The four of us had been walking together for a few days and our different personalities were becoming more obvious over time. I enjoyed long periods of silence as I journeyed along, while others in the group were keen to chat, take charge of the map, make sure we were on course or point out where we’d gone wrong.
If you’re not familiar with the Myers-Briggs Type Indicator® I recommend checking out the website of the Myers & Briggs Foundation which will explain the various personality types in a lot more detail than I’m going to go into here.
The Myers-Briggs Type Indicator®
Briefly, the idea behind the MBTI® is that people differ from each other in four main ways. Using four pairs of preferences and various questions it is possible to work out what your personal preferences are and from that what your personality type is. You can generally work it out for yourself by reading the descriptions online or in a book. But for a more accurate assessment, it’s best to have the MBTI® administered by a trained professional.
The four pairs of preferences are:
Extraversion (E) or Introversion (I) – Do you prefer to focus on your inner world (I) or your outer world (E)?
Sensing (S) or Intuition (N) – When you take in information are you practical, great on facts and detail (S) or do you prefer to interpret and add meaning (N)?
Thinking (T) or Feeling (F) – In decision-making, are you logical, firm and reasonable (T) or are you more compassionate and sensitive to others (F)?
Judging (J) or Perceiving (P) – In your dealings with the outside world do you like getting things done in a structured and organised way (J) or do you prefer to be more flexible and keep your options open (P)?
Understanding Different Personality Types
As we walked along, my friend Marianne explained the different preferences to us and we took it in turns to say which one we thought we were. There is no right or wrong type and no type is better than the other – each type is just different.
I decided that I was an INFP – Introversion, Intuition, Feeling, Perceiving – and that when it came to Introversion, I was definitely an introverted introvert!
Listening to my partner and friends discuss their preferences was quite a revelation. Suddenly people understood why I was so quiet.
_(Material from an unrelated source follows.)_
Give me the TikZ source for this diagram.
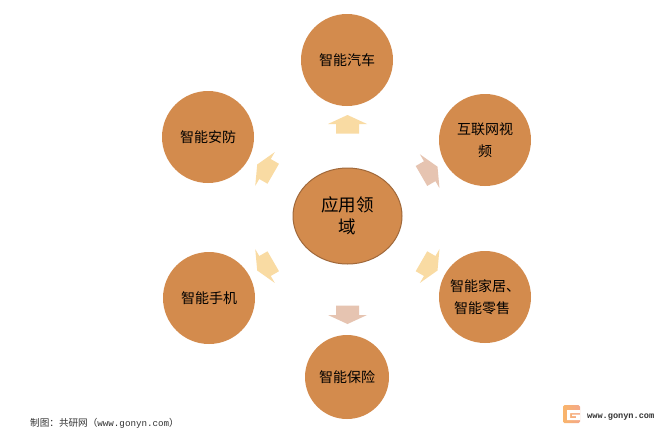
\documentclass[tikz,border=0pt]{standalone}
\usepackage{fontspec}
\setmainfont{Liberation Serif}
\newfontfamily\cjk{Noto Sans CJK SC}
\newfontfamily\latinmono{Liberation Mono}
\definecolor{circfill}{HTML}{D38B4D}
\definecolor{circedge}{HTML}{A0683A}
\definecolor{arrowlight}{HTML}{F9DBA3}
\definecolor{arrowpink}{HTML}{E6C4B1}
\definecolor{footgrey}{HTML}{333333}
\definecolor{logoa}{HTML}{F9B56B}
\definecolor{logob}{HTML}{F4A88A}
\tikzset{
  petal/.style={circle,fill=circfill,inner sep=0pt,align=center,text=black,font=\cjk\fontsize{14}{22}\selectfont},
  hub/.style={ellipse,fill=circfill,draw=circedge,line width=1pt,inner sep=0pt,align=center,minimum width=109pt,minimum height=96pt,font=\cjk\fontsize{17.5}{22.5}\selectfont},
  foot/.style={inner sep=0pt,anchor=west,text=footgrey}
}
\usetikzlibrary{shapes.geometric}
\newcommand{\blockarrow}[3]{%
  \fill[#3,shift={(#1)},rotate=#2] (9,0) -- (0,19.5) -- (0,11.5) -- (-9.5,11.5) -- (-9.5,-11.5) -- (0,-11.5) -- (0,-19.5) -- cycle;}
\begin{document}
\begin{tikzpicture}[x=1pt,y=-1pt]
\useasboundingbox (0,0) rectangle (660,432);
\fill[white] (0,0) rectangle (660,432);
\node[hub] (center) at (347.5,216) {应用领\\域};
\node[petal,minimum size=92pt] (auto) at (347,60) {智能汽车};
\node[petal,minimum size=92pt] (video) at (485,140) {互联网视\\频};
\node[petal,minimum size=92pt] (home) at (485,297) {\raisebox{0pt}{智能家居、}\\\hspace{-6pt}智能零售};
\node[petal,minimum size=84pt] (ins) at (347,377) {智能保险};
\node[petal,minimum size=92pt] (phone) at (209,298) {智能手机};
\node[petal,minimum size=92pt] (sec) at (208,137) {智能安防};
\blockarrow{347.5,124}{90}{arrowlight}
\blockarrow{347.5,315}{-90}{arrowpink}
\blockarrow{429.7,171.2}{30}{arrowpink}
\blockarrow{429.7,266}{-30}{arrowlight}
\blockarrow{265,169}{150}{arrowlight}
\blockarrow{265,266}{210}{arrowlight}
\node[foot,font=\cjk\fontsize{9.6}{11}\selectfont] (credit) at (30,423) {制图：共研网（\latinmono\fontsize{9.2}{11}\selectfont www.gonyn.com\cjk\fontsize{9.6}{11}\selectfont）};
\node[foot,font=\latinmono\bfseries\fontsize{8.6}{10}\selectfont] (site) at (587,417) {www.gonyn.com};
% logo
\shade[left color=logoa,right color=logob,rounded corners=1.5pt] (563,405) rectangle (580,423);
\fill[white] (567,410) -- (580,410) -- (580,413) -- (570,413) -- (570,418) -- (576,418) -- (576,416) -- (572,416) -- (572,414.5) -- (580,414.5) -- (580,420) -- (567,420) -- cycle;
\end{tikzpicture}
\end{document}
We all understood why my partner (bless her!) spoke her thoughts out loud – turns out she’s an extrovert. At first I was slightly alarmed that my partner and I had mostly different preferences, but it helps to remember that rather than being opposites the different preferences complement each other.
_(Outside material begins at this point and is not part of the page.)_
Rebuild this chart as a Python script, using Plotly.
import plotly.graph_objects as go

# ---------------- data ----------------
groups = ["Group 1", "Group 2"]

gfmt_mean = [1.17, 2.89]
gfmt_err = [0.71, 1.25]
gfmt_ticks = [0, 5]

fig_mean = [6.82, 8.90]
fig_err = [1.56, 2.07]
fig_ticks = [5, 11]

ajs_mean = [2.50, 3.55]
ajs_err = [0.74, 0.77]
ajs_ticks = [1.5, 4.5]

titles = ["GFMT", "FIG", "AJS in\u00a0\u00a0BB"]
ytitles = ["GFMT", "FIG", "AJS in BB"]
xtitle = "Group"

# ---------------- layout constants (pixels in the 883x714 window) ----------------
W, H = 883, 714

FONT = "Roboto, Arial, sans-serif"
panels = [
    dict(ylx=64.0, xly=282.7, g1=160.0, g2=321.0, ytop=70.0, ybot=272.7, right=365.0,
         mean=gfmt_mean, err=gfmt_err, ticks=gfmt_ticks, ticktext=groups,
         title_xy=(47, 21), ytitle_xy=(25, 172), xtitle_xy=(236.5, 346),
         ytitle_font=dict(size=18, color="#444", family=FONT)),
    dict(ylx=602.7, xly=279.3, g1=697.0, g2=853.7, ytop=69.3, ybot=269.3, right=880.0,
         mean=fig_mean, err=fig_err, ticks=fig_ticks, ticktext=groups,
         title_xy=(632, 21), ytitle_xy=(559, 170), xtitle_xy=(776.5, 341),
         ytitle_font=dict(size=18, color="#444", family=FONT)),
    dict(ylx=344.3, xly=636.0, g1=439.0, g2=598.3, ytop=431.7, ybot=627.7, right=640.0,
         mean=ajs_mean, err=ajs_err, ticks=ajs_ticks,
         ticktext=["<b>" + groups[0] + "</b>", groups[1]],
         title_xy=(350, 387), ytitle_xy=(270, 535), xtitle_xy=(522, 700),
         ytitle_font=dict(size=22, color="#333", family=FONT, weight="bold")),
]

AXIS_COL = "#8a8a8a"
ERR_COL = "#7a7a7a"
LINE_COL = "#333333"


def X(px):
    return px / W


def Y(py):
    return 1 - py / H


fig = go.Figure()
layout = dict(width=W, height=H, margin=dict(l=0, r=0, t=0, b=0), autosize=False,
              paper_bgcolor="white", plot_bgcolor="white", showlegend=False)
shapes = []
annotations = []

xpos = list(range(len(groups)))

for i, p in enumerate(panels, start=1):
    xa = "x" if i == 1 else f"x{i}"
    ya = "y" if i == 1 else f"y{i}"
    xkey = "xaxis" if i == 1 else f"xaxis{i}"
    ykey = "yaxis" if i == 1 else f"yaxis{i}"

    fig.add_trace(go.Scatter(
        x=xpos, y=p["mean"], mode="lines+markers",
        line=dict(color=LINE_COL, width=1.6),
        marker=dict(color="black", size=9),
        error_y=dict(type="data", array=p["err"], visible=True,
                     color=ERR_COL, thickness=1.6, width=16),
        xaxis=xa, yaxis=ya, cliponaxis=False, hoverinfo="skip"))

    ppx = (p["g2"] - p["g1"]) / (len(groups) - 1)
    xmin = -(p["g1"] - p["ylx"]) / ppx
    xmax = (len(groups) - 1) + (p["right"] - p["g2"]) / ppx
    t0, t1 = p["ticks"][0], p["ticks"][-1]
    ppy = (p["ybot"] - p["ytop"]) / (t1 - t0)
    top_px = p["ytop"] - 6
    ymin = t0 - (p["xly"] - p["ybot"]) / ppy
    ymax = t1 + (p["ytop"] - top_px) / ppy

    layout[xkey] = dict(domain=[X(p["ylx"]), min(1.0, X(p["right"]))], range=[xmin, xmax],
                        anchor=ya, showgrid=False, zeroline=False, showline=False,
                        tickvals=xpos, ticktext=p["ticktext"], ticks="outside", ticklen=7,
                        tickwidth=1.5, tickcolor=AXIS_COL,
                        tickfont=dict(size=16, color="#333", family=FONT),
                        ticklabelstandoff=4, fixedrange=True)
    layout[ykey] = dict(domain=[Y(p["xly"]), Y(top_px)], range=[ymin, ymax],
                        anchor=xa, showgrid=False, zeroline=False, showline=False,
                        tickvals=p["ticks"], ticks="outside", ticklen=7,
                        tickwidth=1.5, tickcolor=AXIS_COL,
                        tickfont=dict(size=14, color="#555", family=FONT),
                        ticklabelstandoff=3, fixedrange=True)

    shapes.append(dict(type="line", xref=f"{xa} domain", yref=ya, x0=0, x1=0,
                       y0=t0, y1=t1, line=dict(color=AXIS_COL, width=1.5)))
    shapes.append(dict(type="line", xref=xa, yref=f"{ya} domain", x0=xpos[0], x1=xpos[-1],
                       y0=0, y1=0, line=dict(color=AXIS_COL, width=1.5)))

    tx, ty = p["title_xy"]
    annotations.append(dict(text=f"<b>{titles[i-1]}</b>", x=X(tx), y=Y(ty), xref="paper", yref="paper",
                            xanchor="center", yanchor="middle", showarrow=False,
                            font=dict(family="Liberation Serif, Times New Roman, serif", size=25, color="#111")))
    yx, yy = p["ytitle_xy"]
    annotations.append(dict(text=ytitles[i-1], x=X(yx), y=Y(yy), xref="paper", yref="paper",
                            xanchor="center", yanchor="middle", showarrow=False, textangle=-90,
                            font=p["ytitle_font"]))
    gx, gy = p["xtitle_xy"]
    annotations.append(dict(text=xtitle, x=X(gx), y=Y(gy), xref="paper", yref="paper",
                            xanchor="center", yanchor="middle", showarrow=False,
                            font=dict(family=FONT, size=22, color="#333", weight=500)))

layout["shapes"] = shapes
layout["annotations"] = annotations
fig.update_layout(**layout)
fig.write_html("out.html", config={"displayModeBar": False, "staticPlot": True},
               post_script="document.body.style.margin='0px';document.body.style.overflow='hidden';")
And everyone understood my indifference to the map of the South Downs Way when I realised my preference was Perceiving – I didn’t need to know what to expect at each point of the journey and how long it would take me, I was happy to take the journey as it came.
If we hadn’t talked about the the Myers-Briggs Type Indicator® I suspect we may have become quite irritable with each other on our long journey. But by the end of our conversation we all felt we understood each other so much better and could really appreciate our differences. It was also helpful to remember that we were merely reflecting our personality types in certain situations rather than being deliberately annoying.
Increasing Awareness of Self and Others
My journey along the South Downs Way was life changing in so many ways, one of which was a new found respect and appreciation for my partner and friends’ different qualities. And while I’m not a fan of putting people in boxes, I do find it extremely useful to have tools to increase my personal awareness and awareness of others. If nothing else, it’s a good way to get people to talk about themselves in a thoughtful and intimate manner.